» SHORT PROBLEM:
Transcribe the full listing exactly, and drop every picture.

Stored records
>> start
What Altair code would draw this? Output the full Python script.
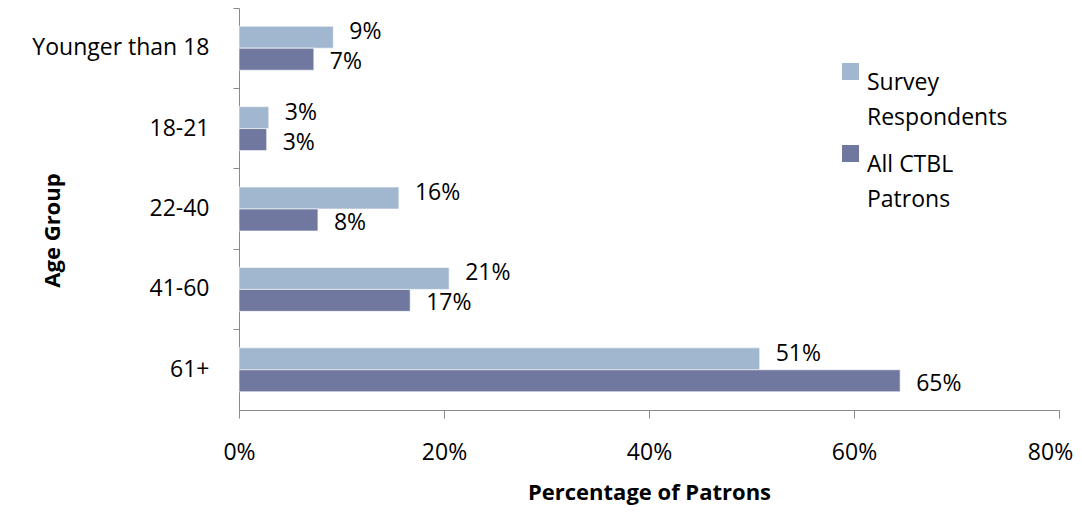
import altair as alt
import pandas as pd

age_groups = ["Younger than 18", "18-21", "22-40", "41-60", "61+"]
series_names = ["Survey|Respondents", "All CTBL|Patrons"]
survey_values = [0.092, 0.029, 0.156, 0.205, 0.508]
patron_values = [0.073, 0.027, 0.077, 0.167, 0.645]
colors = ["#a1b7cf", "#7178a0"]

rows = []
for g, s, p in zip(age_groups, survey_values, patron_values):
    rows.append({"age": g, "series": series_names[0], "value": s})
    rows.append({"age": g, "series": series_names[1], "value": p})
df = pd.DataFrame(rows)

FONT = "Comic Sans MS, Open Sans"

y_scale = alt.Scale(domain=age_groups, paddingInner=0, paddingOuter=0)
yoff_scale = alt.Scale(domain=series_names, paddingInner=0, paddingOuter=0.83)
x_scale = alt.Scale(domain=[0, 0.8])

base = alt.Chart(df)

bars = base.mark_bar(stroke="white", strokeWidth=0.6).encode(
    y=alt.Y("age:N", scale=y_scale, sort=age_groups,
            axis=alt.Axis(title="Age Group", ticks=False, labelPadding=30,
                          titleX=-187, titleY=222, titleAngle=-90,
                          titleAlign="center", titleBaseline="middle",
                          orient="left")),
    yOffset=alt.YOffset("series:N", scale=yoff_scale, sort=series_names),
    x=alt.X("value:Q", scale=x_scale,
            axis=alt.Axis(title="Percentage of Patrons", format=".0%",
                          values=[0, 0.2, 0.4, 0.6, 0.8], grid=False,
                          labelFlush=False,
                          labelOffset={"condition": {"test": "datum.value >= 0.8", "value": -9},
                                       "value": 0},
                          tickSize=8, labelPadding=23, titlePadding=18)),
    color=alt.Color("series:N", sort=series_names,
                    scale=alt.Scale(domain=series_names, range=colors),
                    legend=alt.Legend(title=None, orient="none", legendX=600, legendY=52,
                                      symbolType="square", symbolSize=289,
                                      symbolStrokeWidth=0,
                                      labelExpr="split(datum.label, '|')",
                                      labelFontSize=23, labelFont=FONT,
                                      labelBaseline="top", labelOffset=5,
                                      rowPadding=12, labelLimit=300)),
)

survey_labels = base.transform_filter(
    alt.datum.series == series_names[0]
).mark_text(align="left", baseline="middle", dx=16, dy=-5, fontSize=23,
            font=FONT, color="black").encode(
    y=alt.Y("age:N", scale=y_scale, sort=age_groups,
            axis=alt.Axis(title=None, labels=False, domain=False, ticks=True,
                          tickSize=6, bandPosition=0, orient="left")),
    yOffset=alt.YOffset("series:N", scale=yoff_scale, sort=series_names),
    x=alt.X("value:Q", scale=x_scale),
    text=alt.Text("value:Q", format=".0%"),
)

patron_labels = base.transform_filter(
    alt.datum.series == series_names[1]
).mark_text(align="left", baseline="middle", dx=16, dy=3, fontSize=23,
            font=FONT, color="black").encode(
    y=alt.Y("age:N", scale=y_scale, sort=age_groups, axis=None),
    yOffset=alt.YOffset("series:N", scale=yoff_scale, sort=series_names),
    x=alt.X("value:Q", scale=x_scale),
    text=alt.Text("value:Q", format=".0%"),
)

chart = alt.layer(bars, survey_labels, patron_labels).resolve_axis(y="independent").properties(
    width=820, height=402,
    autosize=alt.AutoSizeParams(type="none"),
    padding={"left": 231, "top": 0, "right": 15, "bottom": 97},
).configure(
    axis=alt.AxisConfig(
        domainColor="#8a8a8a", tickColor="#8a8a8a", labelFont=FONT, titleFont=FONT,
        labelFontSize=23, titleFontSize=22, labelColor="black", titleColor="black",
        labelFontWeight="normal", titleFontWeight="bold"),
    view=alt.ViewConfig(stroke=None),
    style={"guide-label": {"lineHeight": 35}},
)

chart.save("out.html", embed_options={"renderer": "svg", "actions": False})
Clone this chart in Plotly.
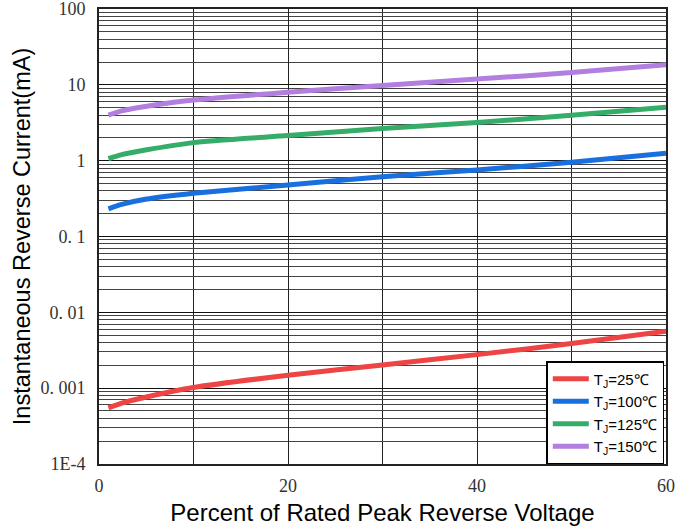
import plotly.graph_objects as go

x_pct = [1, 2.4, 4.9, 10, 20, 30, 40, 50, 60]
ir_25 = [5.5e-4, 6.35e-4, 7.6e-4, 1.02e-3, 1.48e-3, 2.02e-3, 2.77e-3, 3.87e-3, 5.63e-3]
ir_100 = [0.232, 0.265, 0.309, 0.371, 0.478, 0.615, 0.754, 0.953, 1.25]
ir_125 = [1.06, 1.2, 1.38, 1.73, 2.14, 2.65, 3.18, 3.98, 5.07]
ir_150 = [4.0, 4.54, 5.17, 6.3, 8.0, 9.8, 11.9, 14.5, 18.4]

series_names = ["T<sub>J</sub>=25℃", "T<sub>J</sub>=100℃", "T<sub>J</sub>=125℃", "T<sub>J</sub>=150℃"]
series_vals = [ir_25, ir_100, ir_125, ir_150]
colors = ["#ee4444", "#1a6fdf", "#36ac69", "#b27ee0"]

y_tickvals = [1e-4, 1e-3, 1e-2, 1e-1, 1, 10, 100]
y_ticktext = ["1E-4", "0. 001", "0. 01", "0. 1", "1", "10", "100"]
x_tickvals = [0, 20, 40, 60]

fig = go.Figure()
for name, vals, c in zip(series_names, series_vals, colors):
    fig.add_trace(go.Scatter(x=x_pct, y=vals, mode="lines", name=name,
                             line=dict(color=c, width=5, shape="spline", smoothing=0.6)))

tick_font = dict(family="Liberation Serif", size=18, color="#333333")
fig.update_layout(
    width=690, height=531,
    margin=dict(l=99, r=24, t=9, b=67),
    paper_bgcolor="white", plot_bgcolor="white",
    font=dict(family="Liberation Sans", color="black"),
    legend=dict(x=0.997, xanchor="right", y=0, yanchor="bottom",
                bgcolor="white", bordercolor="black", borderwidth=1.5,
                font=dict(family="Liberation Sans", size=15, color="black"),
                itemwidth=36, tracegroupgap=0),
    xaxis=dict(range=[0, 60], tickvals=x_tickvals, tickfont=tick_font, automargin=False,
               showgrid=True, gridcolor="#222222", gridwidth=1.2,
               minor=dict(dtick=10, showgrid=True, gridcolor="#222222", gridwidth=1.2),
               showline=True, linecolor="#222222", linewidth=2, mirror=True,
               ticks="", ticklabelstandoff=4, ticklabeloverflow="allow", zeroline=False,
               title=dict(text="Percent of Rated Peak Reverse Voltage",
                          font=dict(family="Liberation Sans", size=24), standoff=10)),
    yaxis=dict(type="log", range=[-4, 2], tickvals=y_tickvals, ticktext=y_ticktext,
               tickfont=tick_font, automargin=False,
               showgrid=True, gridcolor="#111111", gridwidth=1.3,
               minor=dict(dtick="D1", showgrid=True, gridcolor="#444444", gridwidth=1.2, ticks=""),
               showline=True, linecolor="#222222", linewidth=2, mirror=True,
               ticks="", ticklabelstandoff=8, ticklabeloverflow="allow", zeroline=False,
               title=dict(text="Instantaneous Reverse Current(mA)",
                          font=dict(family="Liberation Sans", size=23.5), standoff=3)),
)

fig.write_html("out.html", config={"displayModeBar": False},
               post_script="document.body.style.margin='0px';")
>> end
» RESULT BELOW:
What Altair code would draw this? Output the full Python script.
import altair as alt
import pandas as pd

age_groups = ["Younger than 18", "18-21", "22-40", "41-60", "61+"]
series_names = ["Survey|Respondents", "All CTBL|Patrons"]
survey_values = [0.092, 0.029, 0.156, 0.205, 0.508]
patron_values = [0.073, 0.027, 0.077, 0.167, 0.645]
colors = ["#a1b7cf", "#7178a0"]

rows = []
for g, s, p in zip(age_groups, survey_values, patron_values):
    rows.append({"age": g, "series": series_names[0], "value": s})
    rows.append({"age": g, "series": series_names[1], "value": p})
df = pd.DataFrame(rows)

FONT = "Comic Sans MS, Open Sans"

y_scale = alt.Scale(domain=age_groups, paddingInner=0, paddingOuter=0)
yoff_scale = alt.Scale(domain=series_names, paddingInner=0, paddingOuter=0.83)
x_scale = alt.Scale(domain=[0, 0.8])

base = alt.Chart(df)

bars = base.mark_bar(stroke="white", strokeWidth=0.6).encode(
    y=alt.Y("age:N", scale=y_scale, sort=age_groups,
            axis=alt.Axis(title="Age Group", ticks=False, labelPadding=30,
                          titleX=-187, titleY=222, titleAngle=-90,
                          titleAlign="center", titleBaseline="middle",
                          orient="left")),
    yOffset=alt.YOffset("series:N", scale=yoff_scale, sort=series_names),
    x=alt.X("value:Q", scale=x_scale,
            axis=alt.Axis(title="Percentage of Patrons", format=".0%",
                          values=[0, 0.2, 0.4, 0.6, 0.8], grid=False,
                          labelFlush=False,
                          labelOffset={"condition": {"test": "datum.value >= 0.8", "value": -9},
                                       "value": 0},
                          tickSize=8, labelPadding=23, titlePadding=18)),
    color=alt.Color("series:N", sort=series_names,
                    scale=alt.Scale(domain=series_names, range=colors),
                    legend=alt.Legend(title=None, orient="none", legendX=600, legendY=52,
                                      symbolType="square", symbolSize=289,
                                      symbolStrokeWidth=0,
                                      labelExpr="split(datum.label, '|')",
                                      labelFontSize=23, labelFont=FONT,
                                      labelBaseline="top", labelOffset=5,
                                      rowPadding=12, labelLimit=300)),
)

survey_labels = base.transform_filter(
    alt.datum.series == series_names[0]
).mark_text(align="left", baseline="middle", dx=16, dy=-5, fontSize=23,
            font=FONT, color="black").encode(
    y=alt.Y("age:N", scale=y_scale, sort=age_groups,
            axis=alt.Axis(title=None, labels=False, domain=False, ticks=True,
                          tickSize=6, bandPosition=0, orient="left")),
    yOffset=alt.YOffset("series:N", scale=yoff_scale, sort=series_names),
    x=alt.X("value:Q", scale=x_scale),
    text=alt.Text("value:Q", format=".0%"),
)

patron_labels = base.transform_filter(
    alt.datum.series == series_names[1]
).mark_text(align="left", baseline="middle", dx=16, dy=3, fontSize=23,
            font=FONT, color="black").encode(
    y=alt.Y("age:N", scale=y_scale, sort=age_groups, axis=None),
    yOffset=alt.YOffset("series:N", scale=yoff_scale, sort=series_names),
    x=alt.X("value:Q", scale=x_scale),
    text=alt.Text("value:Q", format=".0%"),
)

chart = alt.layer(bars, survey_labels, patron_labels).resolve_axis(y="independent").properties(
    width=820, height=402,
    autosize=alt.AutoSizeParams(type="none"),
    padding={"left": 231, "top": 0, "right": 15, "bottom": 97},
).configure(
    axis=alt.AxisConfig(
        domainColor="#8a8a8a", tickColor="#8a8a8a", labelFont=FONT, titleFont=FONT,
        labelFontSize=23, titleFontSize=22, labelColor="black", titleColor="black",
        labelFontWeight="normal", titleFontWeight="bold"),
    view=alt.ViewConfig(stroke=None),
    style={"guide-label": {"lineHeight": 35}},
)

chart.save("out.html", embed_options={"renderer": "svg", "actions": False})
Clone this chart in Plotly.
import plotly.graph_objects as go

x_pct = [1, 2.4, 4.9, 10, 20, 30, 40, 50, 60]
ir_25 = [5.5e-4, 6.35e-4, 7.6e-4, 1.02e-3, 1.48e-3, 2.02e-3, 2.77e-3, 3.87e-3, 5.63e-3]
ir_100 = [0.232, 0.265, 0.309, 0.371, 0.478, 0.615, 0.754, 0.953, 1.25]
ir_125 = [1.06, 1.2, 1.38, 1.73, 2.14, 2.65, 3.18, 3.98, 5.07]
ir_150 = [4.0, 4.54, 5.17, 6.3, 8.0, 9.8, 11.9, 14.5, 18.4]

series_names = ["T<sub>J</sub>=25℃", "T<sub>J</sub>=100℃", "T<sub>J</sub>=125℃", "T<sub>J</sub>=150℃"]
series_vals = [ir_25, ir_100, ir_125, ir_150]
colors = ["#ee4444", "#1a6fdf", "#36ac69", "#b27ee0"]

y_tickvals = [1e-4, 1e-3, 1e-2, 1e-1, 1, 10, 100]
y_ticktext = ["1E-4", "0. 001", "0. 01", "0. 1", "1", "10", "100"]
x_tickvals = [0, 20, 40, 60]

fig = go.Figure()
for name, vals, c in zip(series_names, series_vals, colors):
    fig.add_trace(go.Scatter(x=x_pct, y=vals, mode="lines", name=name,
                             line=dict(color=c, width=5, shape="spline", smoothing=0.6)))

tick_font = dict(family="Liberation Serif", size=18, color="#333333")
fig.update_layout(
    width=690, height=531,
    margin=dict(l=99, r=24, t=9, b=67),
    paper_bgcolor="white", plot_bgcolor="white",
    font=dict(family="Liberation Sans", color="black"),
    legend=dict(x=0.997, xanchor="right", y=0, yanchor="bottom",
                bgcolor="white", bordercolor="black", borderwidth=1.5,
                font=dict(family="Liberation Sans", size=15, color="black"),
                itemwidth=36, tracegroupgap=0),
    xaxis=dict(range=[0, 60], tickvals=x_tickvals, tickfont=tick_font, automargin=False,
               showgrid=True, gridcolor="#222222", gridwidth=1.2,
               minor=dict(dtick=10, showgrid=True, gridcolor="#222222", gridwidth=1.2),
               showline=True, linecolor="#222222", linewidth=2, mirror=True,
               ticks="", ticklabelstandoff=4, ticklabeloverflow="allow", zeroline=False,
               title=dict(text="Percent of Rated Peak Reverse Voltage",
                          font=dict(family="Liberation Sans", size=24), standoff=10)),
    yaxis=dict(type="log", range=[-4, 2], tickvals=y_tickvals, ticktext=y_ticktext,
               tickfont=tick_font, automargin=False,
               showgrid=True, gridcolor="#111111", gridwidth=1.3,
               minor=dict(dtick="D1", showgrid=True, gridcolor="#444444", gridwidth=1.2, ticks=""),
               showline=True, linecolor="#222222", linewidth=2, mirror=True,
               ticks="", ticklabelstandoff=8, ticklabeloverflow="allow", zeroline=False,
               title=dict(text="Instantaneous Reverse Current(mA)",
                          font=dict(family="Liberation Sans", size=23.5), standoff=3)),
)

fig.write_html("out.html", config={"displayModeBar": False},
               post_script="document.body.style.margin='0px';")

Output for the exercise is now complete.